In Q1, TPVG’s NII (Net Investment Income) was $0.41, still covering its $0.40 dividend, but not a lot of extra room. NII has declined because TPVG has fewer assets. Fewer loans paying interest directly lead to lower NII. Assets declined about $196 million from 2023 to 2024.
Credit losses played a role, but TPVG also received $135 million in prepayments while only funding $82 million in new loans in the past four quarters. Dealing with credit issues, TPVG pulled in its horns. TPVG management guided for funding to increase this year, remaining in a range of $25-$50 million/quarter but trending toward the high end in the second half. This is a level they believe they can maintain while remaining within their leverage target.
Rebuilding NAV will be a longer-term task. And is not likely to meaningfully occur in 2024. TPVG knows it is investing in a riskier portion of the market, so to offset that risk, it takes warrant and equity positions in the companies it lends to.
The returns from these equity positions can range anywhere from nothing to a lot. When a company that borrows from TPVG is acquired or IPOs, TPVG gets the opportunity to monetize these investments.
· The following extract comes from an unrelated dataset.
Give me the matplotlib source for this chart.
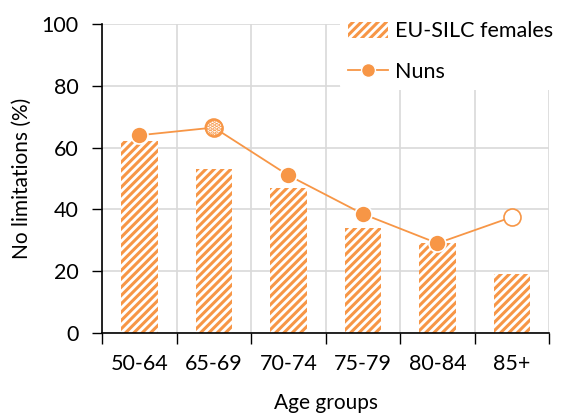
import matplotlib
matplotlib.use("Agg")
import matplotlib.pyplot as plt
from matplotlib.patches import Patch
from matplotlib.lines import Line2D
import numpy as np

categories = ["50-64", "65-69", "70-74", "75-79", "80-84", "85+"]
eu_silc = [62, 53, 47, 34, 29, 19]
nuns = [64, 66.5, 51, 38.5, 29, 37.5]
# marker style per point: 'filled', 'dotted', 'hollow'
nuns_style = ["filled", "dotted", "filled", "filled", "filled", "hollow"]

orange = "#F79646"
plt.rcParams['font.family'] = ['Lato', 'DejaVu Sans']
plt.rcParams['hatch.linewidth'] = 2.2

fig = plt.figure(figsize=(5.61, 4.16), dpi=100)
ax = fig.add_axes([0.182, 0.2, 0.797, 0.742])

x = np.arange(len(categories))
ax.bar(x, eu_silc, width=0.49, facecolor="white", edgecolor=orange,
       linewidth=0, hatch="////", zorder=2)

ax.plot(x, nuns, color=orange, lw=1.3, zorder=3)
for xi, yi, st in zip(x, nuns, nuns_style):
    if st == "filled":
        ax.scatter([xi], [yi], s=150, color=orange, edgecolor="white", linewidth=1.2, zorder=4)
    elif st == "dotted":
        ax.scatter([xi], [yi], s=150, facecolor="white", edgecolor=orange, linewidth=1.2, zorder=4)
        ax.scatter([xi], [yi], s=150, facecolor="none", edgecolor=orange, linewidth=0, hatch="....", zorder=5)
        ax.scatter([xi], [yi], s=150, facecolor="none", edgecolor=orange, linewidth=1.2, zorder=6)
    else:
        ax.scatter([xi], [yi], s=150, facecolor="white", edgecolor=orange, linewidth=1.2, zorder=4)

ax.set_xlim(-0.5, len(categories) - 0.5)
ax.set_ylim(0, 100)
ax.set_yticks([0, 20, 40, 60, 80, 100])
ax.set_xticks(x)
ax.set_xticklabels(categories)
ax.set_xticks(np.arange(-0.5, len(categories)), minor=True)
ax.tick_params(axis='x', which='major', length=0, labelsize=15.5, pad=15)
ax.tick_params(axis='x', which='minor', length=8, width=1, direction='out', color='black')
ax.tick_params(axis='y', length=7, width=1, direction='out', labelsize=15.5, pad=10)

ax.grid(True, axis='y', color="#D9D9D9", lw=1.2, zorder=0)
ax.grid(True, axis='x', which='minor', color="#D9D9D9", lw=1.2, zorder=0)
ax.set_axisbelow(True)
for s in ["top", "right"]:
    ax.spines[s].set_visible(False)
ax.spines["left"].set_linewidth(1.2)
ax.spines["bottom"].set_linewidth(1.2)
ax.spines["left"].set_zorder(5)
ax.spines["bottom"].set_zorder(5)

ax.set_xlabel("Age groups", fontsize=15, labelpad=14)
ax.set_ylabel("No limitations (%)", fontsize=15, labelpad=7)

handles = [
    Patch(facecolor="white", edgecolor=orange, linewidth=0, hatch="////", label="EU-SILC females"),
    Line2D([0], [0], color=orange, lw=1.3, marker="o", markersize=10,
           markerfacecolor=orange, markeredgecolor="white", label="Nuns"),
]
leg = ax.legend(handles=handles, loc="upper left", bbox_to_anchor=(0.532, 1.035),
                frameon=True, fontsize=15.5, handlelength=1.86, handleheight=0.75,
                borderpad=0.37, labelspacing=0.95, handletextpad=0.33, framealpha=1,
                borderaxespad=0)
leg.get_frame().set_edgecolor("white")
leg.get_frame().set_linewidth(0)
leg.set_zorder(10)

fig.savefig("out.png", dpi=100)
Since GAAP accounting is limited in the ability to write up the value of non-traded equity investments, the gains add directly to NAV. This is how TPVG increased its NAV from 2016 through 2019.
The times when credit issues are high are the opposite of the times when equity is most likely to be monetized for large gains. When the cycle turns, these holdings will be what drives TPVG’s NAV in a positive direction.
The bottom line is that we believe that the wave of defaults is likely near the end. TPVG weathered a storm and the damage is now generally known. Now in the trough, it is time to rebuild, a process that will certainly take time. Is the dividend “safe”? Let’s put it in perspective – most BDCs are paying out the highest dividends they have ever paid. That isn’t going to last forever. It is a very safe bet that most BDCs are going to pay out less in 3 years than they are paying out today. The “supplemental” dividends that most BDCs are paying out aren’t sustainable. That’s why the management teams are calling them “supplements”. They are the result of the extremely positive impact that rising rates have had on companies that generally own floating-rate debt and have fixed-rate debt of their own that they don’t have to refinance for a few years. Either the floating rate will come down, and revenue will shrink, or rates will stay high, and BDCs will have to refinance at higher rates, and their cost of debt will go up. Either way, the dividends that all BDCs are paying should be seen through the lens that earnings are mainly thanks to temporary conditions. Many of those supplements will go away.
TPVG didn’t do a supplement. Instead, it opted to hike its “regular” dividend to $0.40 in 2023. An 11% increase from the $0.36/quarter it paid for nine years. Is it “the end of the world” if TPVG decides to go back to its historical $0.36/quarter because that is more sustainable? When it was “only” paying $0.36/quarter, TPVG reached a peak price of nearly $19/share.
I love dividends as much as the next guy. Some accuse me of liking them too much. Yet, there is a fundamental truth of all RICs (Regulated Investment Companies), they are required by law to distribute substantially all of their taxable income or pay an excise tax. This includes BDCs, property REITs, mortgage REITs, and Closed-end funds. As a result, when they have a particularly great period for earnings, they have to raise their dividends. That great period doesn’t last forever (as no great period ever does). So when earnings decline, it is usually prudent to trim back the distribution.
It strikes me as a bit odd that some of the same people who gleefully bought at $14-$15 to collect $0.36/quarter in dividends worry when they consider paying $8-$9 to collect $0.40/quarter. Suddenly, there is a concern that the dividend might be cut at some unknown point in the future to $0.36/quarter.
When it comes to an investment like TPVG, the question we need to ask is whether it is a well-managed company that ran into a rough spot and is now an absolute bargain, or whether management made material and unforgivable errors and can no longer be trusted. My view is the former, and I’m happy to be a buyer at these prices.
Conclusion
With TPVG, we can see a black sheep in the BDC sector because, unlike its peers, it benefits when rates fall. This difference causes many investors to incorrectly assume the company is an utter failure because its sector is thriving with higher rates, but it isn’t.
If you’re an income investor, you’re already a black sheep in the market compared to the many others who invest in passive market-wide ETFs or focus on trading for capital gains alone. You know what it means to be misunderstood and maligned by those who are well-meaning but completely misinformed. I appreciate Seeking Alpha for creating an environment where all investing methods can be seen, heard, and supported as routes to achieve our individual goals within the market.
When it comes to your retirement, you need to follow the methods that help you achieve your goals. You don’t want to be thrown off course by every swing in sentiment or every fad that blows through the market. I’ve been investing long enough to have seen many fads come and go, with everyone thinking you’re crazy not to get in on this “new thing”. Finances have never changed. You need cash to pay your bills. You need cash to buy groceries. You need cash coming in from somewhere. I look at trillions of dollars flowing through the markets and tap into that as the source of my income — one black sheep at a time. That’s the beauty of my Income Method. That’s the beauty of income investing.